Unread postby Lucy » 12 Apr 2004, 12:42

Dear Carol,

Errors are a natural part of the learning process. For example, an elementary student who says "I taked the bus yesterday" demonstrates that they have learnt that an "ed" ending denotes a past tense. They just haven't learnt the irregular verbs yet.

Some errors are slips of the tongue, eg "I forgotten to do it". In this case the learner knows the correct answer but forgot it momentarily or it just came out the wrong way. Native speakers also make this type of error.

As a teacher, your job is to distinguish betwwen the different types of error and decide which need to be corrected given the level that your student is at. For this, you can consider what you have been working on recently in class and which you think the student should have mastered by now.

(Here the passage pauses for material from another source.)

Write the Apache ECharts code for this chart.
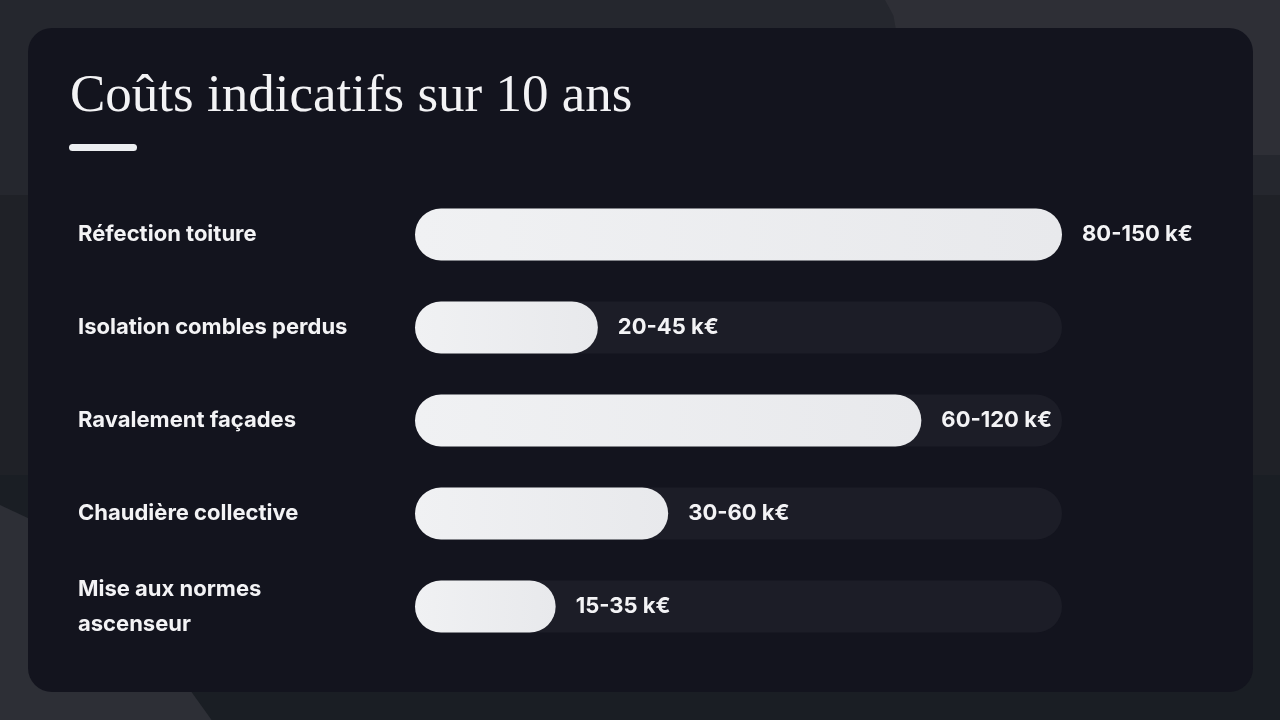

When you've decided which errors to correct, think about who corrects it. Try to give the student a chance at this first. This allows them to show whether they know it or not. Also having a second chance at producing the phrase reinforces the learning process. If the student doesn't get the right answer, you can correct it yourself or ask someone else in the class to try . You'll also need to consider how much time you want to spend on this. Having the teacher correct is usually the quickest.

Think about the activity you are doing. If you are doing a speaking activity to practise fluency (ease of speaking naturally) you might not want to interrupt the flow. In which case you can make a note of the error and go over it when the activity is finished. If your aim is accuracy, a better choice would be to deal with the mistake immediately. Also, if you hear the same mistake being made repeatedly, it's better to correct it sooner rather than later.

Another thing to consider is how you indicate that a mistake has been made. Will you let the students know that something is wrong and allow them to find it for themselves? Or will you tell them where the mistake is? Things to consider here are the amount of time available and how successful you think they will be at finding the mistake.